Griffiths and her partner, Jennifer Bedlow, bought the two-bedroom, three storey house in 2011 for £622,000.

“But it was 200 years old, very dark, freezing cold and a bit damp,” says Joanna, 36. 

When carbon monoxide started leaking from the boiler, they knew they would have to get cracking with their restoration plans.

They discovered architect Martin Gruenanger, director of Space Group Architects, by Googling “architect”, “east London” and “award-winning”. With his help they renovated their Grade II -listed Mile End home, giving it an upbeat industrial vibe and adding an extra floor, plus a sunken glass box extension.

In the process, they also upped its value by almost £400,000. Griffiths and Bedlow wanted a light new kitchen where they could entertain.

Gruenanger suggested adding a mansard roof extension, too. “It was almost a no-brainer,” he says. “Just about every other house on the terrace had done one so it was almost restoring the roof line.” 

Clear and clean: a tiny, litle-used patio (left) was encased in a glass box, extending the kitchen area and letting in lots of natural light. The garden (right) has a pretty seating area.

The project romped through the planning process — Tower Hamlets council approved the work in just seven weeks — and work on the six-month project began in October 2013. The couple, who have since married, moved in with Bedlow’s mother for the duration.

The formerly damp basement kitchen is gorgeously light and bright today.

When Griffiths and Bedlow, 34, bought their house there was a small, dark patio beyond this room, with steps up to the garden.

This miserable space was barely used, and Gruenanger suggested encasing it in glass to extend the kitchen and let in light. The small light well and vaults at the front of the house have also been transformed. The hated window bars have been replaced with a glass panel, and as well as outside storage the walls of the vaults have been used to house a small wine cellar and a herb garden.

The couple wanted a clean look. “We don’t like stuff and clutter,” explains Griffiths, who is a photographer.

Gruenanger opted for fashionable white walls, white kitchen units, plenty of glass — shelves, as well as the extension — and concrete flooring.

He also designed a huge, copper-clad kitchen island as a centrepiece. The unit measures almost 6ft by 4ft and, as well as being great for storage and for use as an impromptu table, over time the copper acquires a lovely, delicate patina of blues and greens. Creating this bespoke piece was simpler and less expensive than you might think. 

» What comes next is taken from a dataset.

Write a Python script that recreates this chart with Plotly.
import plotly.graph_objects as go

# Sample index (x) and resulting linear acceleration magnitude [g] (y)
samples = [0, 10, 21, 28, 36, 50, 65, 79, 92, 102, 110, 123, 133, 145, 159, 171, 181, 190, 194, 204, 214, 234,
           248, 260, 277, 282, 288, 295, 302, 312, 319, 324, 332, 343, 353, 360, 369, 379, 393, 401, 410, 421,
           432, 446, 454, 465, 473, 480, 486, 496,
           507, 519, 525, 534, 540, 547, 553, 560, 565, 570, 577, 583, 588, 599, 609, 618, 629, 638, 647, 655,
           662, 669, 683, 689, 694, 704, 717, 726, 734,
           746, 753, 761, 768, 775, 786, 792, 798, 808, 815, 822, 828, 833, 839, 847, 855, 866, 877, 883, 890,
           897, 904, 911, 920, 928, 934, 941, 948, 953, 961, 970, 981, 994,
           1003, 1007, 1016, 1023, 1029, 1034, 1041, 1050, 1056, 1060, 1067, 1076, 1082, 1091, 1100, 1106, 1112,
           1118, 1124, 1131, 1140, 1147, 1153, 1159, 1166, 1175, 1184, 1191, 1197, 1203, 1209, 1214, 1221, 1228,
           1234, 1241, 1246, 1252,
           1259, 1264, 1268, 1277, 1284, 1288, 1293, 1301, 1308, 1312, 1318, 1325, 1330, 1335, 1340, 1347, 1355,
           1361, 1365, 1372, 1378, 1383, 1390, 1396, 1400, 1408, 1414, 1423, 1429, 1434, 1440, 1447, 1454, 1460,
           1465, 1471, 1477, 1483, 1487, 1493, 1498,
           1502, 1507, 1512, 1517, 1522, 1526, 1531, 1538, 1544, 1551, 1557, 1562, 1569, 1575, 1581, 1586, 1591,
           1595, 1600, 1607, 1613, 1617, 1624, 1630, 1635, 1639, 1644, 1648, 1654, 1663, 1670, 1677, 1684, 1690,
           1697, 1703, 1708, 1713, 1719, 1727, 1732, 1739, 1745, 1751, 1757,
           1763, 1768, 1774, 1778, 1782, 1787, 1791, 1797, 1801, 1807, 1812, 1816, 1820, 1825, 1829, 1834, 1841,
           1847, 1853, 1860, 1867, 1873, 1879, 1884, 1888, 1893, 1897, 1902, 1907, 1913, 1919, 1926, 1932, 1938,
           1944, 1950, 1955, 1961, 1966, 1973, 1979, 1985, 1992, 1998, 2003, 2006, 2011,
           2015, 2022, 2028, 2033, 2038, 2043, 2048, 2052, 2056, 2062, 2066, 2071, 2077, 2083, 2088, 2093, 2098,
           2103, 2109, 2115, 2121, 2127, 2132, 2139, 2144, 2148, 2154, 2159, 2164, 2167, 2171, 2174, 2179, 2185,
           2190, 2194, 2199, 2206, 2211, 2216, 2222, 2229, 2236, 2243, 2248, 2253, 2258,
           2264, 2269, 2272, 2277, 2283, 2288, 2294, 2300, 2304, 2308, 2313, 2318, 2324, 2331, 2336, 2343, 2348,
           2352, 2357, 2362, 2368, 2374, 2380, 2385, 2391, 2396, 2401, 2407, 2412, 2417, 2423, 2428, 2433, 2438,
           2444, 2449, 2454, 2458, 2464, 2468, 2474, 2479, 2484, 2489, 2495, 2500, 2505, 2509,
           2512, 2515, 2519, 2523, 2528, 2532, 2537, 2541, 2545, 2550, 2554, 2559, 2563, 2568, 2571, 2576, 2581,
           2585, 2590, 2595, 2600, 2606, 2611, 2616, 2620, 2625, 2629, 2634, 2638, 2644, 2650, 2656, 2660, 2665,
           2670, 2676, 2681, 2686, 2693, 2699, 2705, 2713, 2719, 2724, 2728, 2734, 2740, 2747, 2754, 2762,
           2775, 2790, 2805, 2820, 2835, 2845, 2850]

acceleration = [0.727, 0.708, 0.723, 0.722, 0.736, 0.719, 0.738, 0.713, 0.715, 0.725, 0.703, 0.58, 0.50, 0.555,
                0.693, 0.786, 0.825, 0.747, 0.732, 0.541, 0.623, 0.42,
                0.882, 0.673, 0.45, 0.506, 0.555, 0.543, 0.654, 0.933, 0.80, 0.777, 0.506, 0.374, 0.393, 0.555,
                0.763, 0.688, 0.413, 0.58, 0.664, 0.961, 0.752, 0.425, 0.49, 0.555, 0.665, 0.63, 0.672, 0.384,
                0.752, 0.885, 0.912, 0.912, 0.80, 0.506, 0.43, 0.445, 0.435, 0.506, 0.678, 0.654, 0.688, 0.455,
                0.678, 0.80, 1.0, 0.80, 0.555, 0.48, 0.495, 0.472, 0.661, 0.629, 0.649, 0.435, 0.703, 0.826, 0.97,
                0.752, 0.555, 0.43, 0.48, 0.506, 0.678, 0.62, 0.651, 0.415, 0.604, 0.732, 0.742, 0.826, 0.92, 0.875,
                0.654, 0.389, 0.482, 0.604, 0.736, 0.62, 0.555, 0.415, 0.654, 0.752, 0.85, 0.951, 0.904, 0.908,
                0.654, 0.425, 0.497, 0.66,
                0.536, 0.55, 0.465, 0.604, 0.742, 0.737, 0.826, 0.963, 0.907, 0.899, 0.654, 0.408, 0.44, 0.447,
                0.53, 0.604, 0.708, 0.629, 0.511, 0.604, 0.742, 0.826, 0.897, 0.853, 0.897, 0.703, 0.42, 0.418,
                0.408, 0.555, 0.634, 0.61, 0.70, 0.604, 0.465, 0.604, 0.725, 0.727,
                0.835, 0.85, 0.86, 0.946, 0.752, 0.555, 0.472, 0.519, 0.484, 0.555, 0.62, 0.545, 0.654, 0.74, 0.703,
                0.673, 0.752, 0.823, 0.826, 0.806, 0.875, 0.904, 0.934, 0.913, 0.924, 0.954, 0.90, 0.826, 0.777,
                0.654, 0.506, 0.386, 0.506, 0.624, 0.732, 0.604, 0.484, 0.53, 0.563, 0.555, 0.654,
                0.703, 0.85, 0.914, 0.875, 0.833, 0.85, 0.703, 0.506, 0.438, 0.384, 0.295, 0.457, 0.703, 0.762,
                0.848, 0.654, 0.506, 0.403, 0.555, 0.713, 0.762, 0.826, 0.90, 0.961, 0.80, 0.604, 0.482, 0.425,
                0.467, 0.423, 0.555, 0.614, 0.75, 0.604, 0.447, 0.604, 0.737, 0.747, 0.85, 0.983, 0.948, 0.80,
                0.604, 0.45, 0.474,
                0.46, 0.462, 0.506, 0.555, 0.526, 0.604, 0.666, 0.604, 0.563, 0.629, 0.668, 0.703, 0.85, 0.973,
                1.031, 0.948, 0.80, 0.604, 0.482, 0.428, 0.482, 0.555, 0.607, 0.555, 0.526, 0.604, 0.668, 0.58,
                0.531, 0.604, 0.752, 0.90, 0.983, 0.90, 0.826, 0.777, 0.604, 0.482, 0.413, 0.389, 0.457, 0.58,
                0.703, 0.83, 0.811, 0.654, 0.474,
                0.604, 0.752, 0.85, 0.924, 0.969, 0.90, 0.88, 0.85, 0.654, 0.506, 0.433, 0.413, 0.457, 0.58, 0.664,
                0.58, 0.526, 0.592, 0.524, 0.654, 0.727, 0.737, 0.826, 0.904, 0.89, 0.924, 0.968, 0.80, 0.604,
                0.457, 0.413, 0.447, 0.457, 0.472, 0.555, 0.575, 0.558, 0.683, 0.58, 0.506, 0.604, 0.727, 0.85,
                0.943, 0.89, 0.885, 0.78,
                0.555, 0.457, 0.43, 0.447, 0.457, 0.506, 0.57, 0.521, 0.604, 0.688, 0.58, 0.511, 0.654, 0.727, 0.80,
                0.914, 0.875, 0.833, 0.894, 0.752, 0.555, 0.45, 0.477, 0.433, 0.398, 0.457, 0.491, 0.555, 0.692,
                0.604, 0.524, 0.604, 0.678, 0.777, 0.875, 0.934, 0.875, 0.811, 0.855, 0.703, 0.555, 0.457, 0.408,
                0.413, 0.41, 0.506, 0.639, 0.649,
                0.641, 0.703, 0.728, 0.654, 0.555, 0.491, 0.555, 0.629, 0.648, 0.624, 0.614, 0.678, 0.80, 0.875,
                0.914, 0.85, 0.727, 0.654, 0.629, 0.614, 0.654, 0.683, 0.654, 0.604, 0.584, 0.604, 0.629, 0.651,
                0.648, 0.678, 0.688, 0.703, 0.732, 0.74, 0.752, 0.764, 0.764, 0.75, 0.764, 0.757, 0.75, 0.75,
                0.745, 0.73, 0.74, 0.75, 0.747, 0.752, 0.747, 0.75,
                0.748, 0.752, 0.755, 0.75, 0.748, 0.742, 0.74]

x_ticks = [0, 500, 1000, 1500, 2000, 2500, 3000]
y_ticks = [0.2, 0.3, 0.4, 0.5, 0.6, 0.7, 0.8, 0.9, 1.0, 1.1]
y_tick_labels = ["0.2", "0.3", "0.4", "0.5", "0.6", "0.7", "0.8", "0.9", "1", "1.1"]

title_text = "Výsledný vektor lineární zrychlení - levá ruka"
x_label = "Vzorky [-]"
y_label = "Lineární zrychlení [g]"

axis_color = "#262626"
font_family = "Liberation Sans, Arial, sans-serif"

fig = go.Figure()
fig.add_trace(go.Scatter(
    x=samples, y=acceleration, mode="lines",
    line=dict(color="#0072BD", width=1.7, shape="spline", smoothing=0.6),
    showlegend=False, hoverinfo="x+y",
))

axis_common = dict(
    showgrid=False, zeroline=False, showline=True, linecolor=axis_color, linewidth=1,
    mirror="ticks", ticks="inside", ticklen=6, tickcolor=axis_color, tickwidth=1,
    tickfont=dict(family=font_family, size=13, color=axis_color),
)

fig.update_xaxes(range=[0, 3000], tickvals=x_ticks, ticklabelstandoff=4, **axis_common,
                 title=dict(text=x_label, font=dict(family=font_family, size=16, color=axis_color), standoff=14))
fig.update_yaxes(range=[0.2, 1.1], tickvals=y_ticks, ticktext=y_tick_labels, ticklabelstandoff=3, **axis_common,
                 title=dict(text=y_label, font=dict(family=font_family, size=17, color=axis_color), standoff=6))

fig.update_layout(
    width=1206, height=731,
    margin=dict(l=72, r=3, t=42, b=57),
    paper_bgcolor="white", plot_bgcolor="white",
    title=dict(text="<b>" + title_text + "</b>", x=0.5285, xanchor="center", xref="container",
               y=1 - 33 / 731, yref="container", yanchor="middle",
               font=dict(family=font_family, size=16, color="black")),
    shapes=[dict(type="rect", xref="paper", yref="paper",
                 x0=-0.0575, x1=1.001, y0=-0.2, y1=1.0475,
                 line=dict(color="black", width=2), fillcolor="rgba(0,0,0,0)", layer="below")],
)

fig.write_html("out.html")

They simply bought conventional kitchen cupboard carcasses, built an MDF worktop and side panels and then found a specialist metal company to clad it in thin sheets of copper, at a total cost of about £3,000.

However, all this loveliness was not created without complication. To warm up the kitchen, Gruenanger recommended installing underfloor heating. However, it quickly became clear that the house had been built directly on a thick layer of sand.

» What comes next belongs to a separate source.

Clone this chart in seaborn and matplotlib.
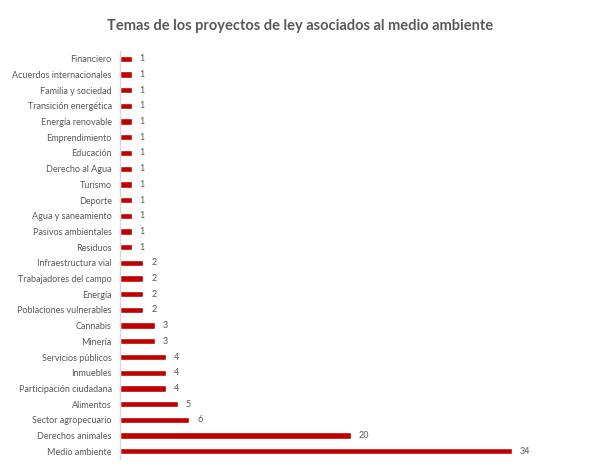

This explained why it was so chilly, and the entire property had to be underpinned to solve the problem.

At the same time, stress levels rose when Griffiths and Bedlow discovered their surveyor had failed to send party wall agreement contracts to their neighbours and this meant that they had to negotiate with them while their builders were at work.

With these legalities resolved, attention turned to the rest of the house. Upstairs, on the ground floor, the original bathroom was refurbished as a wet room. To extend the property to three bedrooms a new floor has been added and, again, it is a clever mix of period and modern. 

A new staircase has been built of ipe wood — otherwise known as Brazilian walnut — a dark, dense and extremely tough hardwood with a wonderfully rich finish.

It leads to a bedroom with a stripped back feel. The new beams on the pitched roof have been exposed and the original bare brickwork on either side is also left exposed, its flaws and the lines of the chimney stacks and all. 

Furnishing in this room is simple — white walls, white gloss wardrobes, a hard-wearing interwoven vinyl floor with copper thread running through it, and sliding doors, again built of ipe, leading to the en suite bathroom.

“I like the way the steels of the roof have been left exposed as well as the beams,” says Griffiths, who works for a finance company. “It really shows how the whole thing is held together. It makes it real.”

In all, the project extended the size of the house from 1,010 sq ft to 1,305sq ft.

And although the work cost about £190,000 including VAT and fees, the property is now worth about £1 million — which means it was an investment well worth making.